It sounds like a joke, or a scene from a TV (or perhaps YouTube) skit about our wacky modern world – shoppers inside a store using their smartphones to look up product information or comparison shop. Especially when it is a wine merchant, some snark is hard to resist.
But it is a hot new trend, says Bill Siwicki at Internet Retailer, and the merchants are jumping onto it. As usual there is a big generational divide; a quarter of mobile phone users under age 45 used their phone while shopping in a store; fewer than one in 10 older users did so.
Middle-aged fogie though I am, phone-a-friend (or product review site) while shopping makes a lot of sense. The only reason we weren’t doing it before is that we didn’t have the right gadgets. And now we do.
On another front, we all know that newspapers are hurting, and they do not suffer in silence. A whole genre had emerged decrying the death of newspapers and worrying about the future of news.

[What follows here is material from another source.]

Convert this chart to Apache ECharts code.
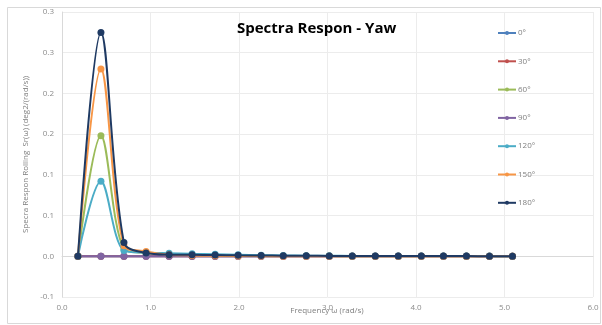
<!DOCTYPE html>
<html>
<head>
<meta charset="utf-8">
<script src="https://cdn.jsdelivr.net/npm/echarts@6/dist/echarts.min.js"></script>
<style>
html,body{margin:0;padding:0;background:#fff;}
#chart{width:602px;height:325px;}
</style>
</head>
<body>
<div id="chart"></div>
<script>
// Data
const freqs = [0.18, 0.44, 0.70, 0.95, 1.21, 1.47, 1.73, 1.99, 2.25, 2.50, 2.76, 3.02, 3.28, 3.54, 3.80, 4.06, 4.31, 4.57, 4.83, 5.09];
const seriesNames = ['0°', '30°', '60°', '90°', '120°', '150°', '180°'];
const s0   = [0, 0, 0, 0, 0, 0, 0, 0, 0, 0, 0, 0, 0, 0, 0, 0, 0, 0, 0, 0];
const s30  = [0, 0, 0, 0, 0, 0, 0, 0, 0, 0, 0, 0, 0, 0, 0, 0, 0, 0, 0, 0];
const s60  = [0, 0.148, 0.009, 0.004, 0.002, 0.0012, 0.0008, 0.0006, 0.0004, 0.0003, 0.0002, 0.0002, 0.0001, 0.0001, 0.0001, 0.0001, 0.0001, 0.0001, 0.0001, 0.0001];
const s90  = [0, 0, 0, 0, 0, 0, 0, 0, 0, 0, 0, 0, 0, 0, 0, 0, 0, 0, 0, 0];
const s120 = [0, 0.092, 0.007, 0.0045, 0.0037, 0.003, 0.0024, 0.0018, 0.0013, 0.001, 0.0008, 0.0006, 0.0005, 0.0004, 0.0003, 0.0003, 0.0002, 0.0002, 0.0002, 0.0001];
const s150 = [0, 0.230, 0.013, 0.006, 0.002, 0.001, 0.0006, 0.0003, 0.0002, 0.0001, 0.0001, 0.0001, 0.0001, 0, 0, 0, 0, 0, 0, 0];
const s180 = [0, 0.2747, 0.017, 0.004, 0.002, 0.0018, 0.0015, 0.0012, 0.001, 0.0008, 0.0006, 0.0005, 0.0004, 0.0003, 0.0003, 0.0002, 0.0002, 0.0002, 0.0001, 0.0001];
const allValues = [s0, s30, s60, s90, s120, s150, s180];
const colors = ['#4F81BD', '#C0504D', '#9BBB59', '#8064A2', '#4BACC6', '#F79646', '#1F3A63'];
const yTicks = {min: -0.05, max: 0.3, interval: 0.05};
const xTicks = {min: 0, max: 6, interval: 1};

const chart = echarts.init(document.getElementById('chart'), null, {renderer: 'canvas'});
const fontFamily = '"Open Sans", "Noto Sans", sans-serif';

function roundHalfUp1(v) {
  const s = v < 0 ? -1 : 1;
  const r = Math.round(Math.abs(v) * 10 + 1e-9) / 10;
  return (s * r).toFixed(1);
}

const series = seriesNames.map((name, i) => ({
  name: name,
  type: 'line',
  smooth: 0.33,
  symbol: 'circle',
  symbolSize: 7,
  showSymbol: true,
  data: freqs.map((f, k) => [f, allValues[i][k]]),
  lineStyle: {width: 2, color: colors[i]},
  itemStyle: {color: colors[i]},
  z: 2 + i
}));

chart.setOption({
  animation: false,
  backgroundColor: '#ffffff',
  color: colors,
  title: {
    text: 'Spectra Respon - Yaw',
    left: 232,
    top: 16,
    textStyle: {fontFamily: fontFamily, fontSize: 15, fontWeight: 'bold', color: '#000000'}
  },
  legend: {
    orient: 'vertical',
    left: 492,
    top: 23,
    itemWidth: 18,
    itemHeight: 5,
    itemGap: 18.3,
    textStyle: {fontFamily: fontFamily, fontSize: 8, color: '#7f7f7f', lineHeight: 10, padding: [0, 0, 0, -3]},
    data: seriesNames
  },
  graphic: [
    {type: 'rect', shape: {x: 7.5, y: 7.5, width: 593, height: 316}, style: {fill: 'none', stroke: '#d9d9d9', lineWidth: 1}, z: -10},
    {type: 'text', style: {text: 'Frequency ω (rad/s)', x: 327, y: 311, textAlign: 'center', textVerticalAlign: 'middle', font: '8px ' + fontFamily, fill: '#7f7f7f'}}
  ],
  grid: {left: 62, right: 9, top: 12, bottom: 28, containLabel: false},
  xAxis: {
    type: 'value',
    min: xTicks.min, max: xTicks.max, interval: xTicks.interval,
    axisLine: {onZero: true, lineStyle: {color: '#d9d9d9', width: 1}},
    axisTick: {show: false},
    axisLabel: {formatter: v => v.toFixed(1), margin: 7, fontFamily: fontFamily, fontSize: 8, color: '#8c8c8c'},
    splitLine: {show: true, lineStyle: {color: '#ececec', width: 1}}
  },
  yAxis: {
    type: 'value',
    min: yTicks.min, max: yTicks.max, interval: yTicks.interval,
    name: 'Specra Respon Rolling  Sr(ω) (deg2/(rad/s))',
    nameLocation: 'middle',
    nameGap: 25,
    nameTextStyle: {fontFamily: fontFamily, fontSize: 8, color: '#7f7f7f'},
    axisLine: {show: true, onZero: false, lineStyle: {color: '#d9d9d9', width: 1}},
    axisTick: {show: false},
    axisLabel: {formatter: v => roundHalfUp1(v), margin: 8, fontFamily: fontFamily, fontSize: 8, color: '#8c8c8c'},
    splitLine: {show: true, lineStyle: {color: '#ececec', width: 1}}
  },
  series: series
});
</script>
</body>
</html>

The worries won’t be eased by a new Nielsen survey reported at SFGate.com (the San Francisco Chronicle website). Internet users, especially in North America, are a tough sell when it comes to paying for news content.
But the same study shows that people are a good deal more willing to pay for movies, music, and games (and professional quality video, but not the user generated kind). The Kindle shows that they will also pay for books.
It seems that people are willing to shell out for content they regard as individually distinctive. If you want a particular song, or a particular book, you’ll pay for it.
The problem for newspapers is that people usually don’t care about a news story for its own sake – its sparkling style or dramatic mood – the way they care about a book or movie. They just want the news, and understandably regard widely available information as a commodity.
No, this does not lead me to a magic solution, but understanding the source of the challenge is a decent place to start.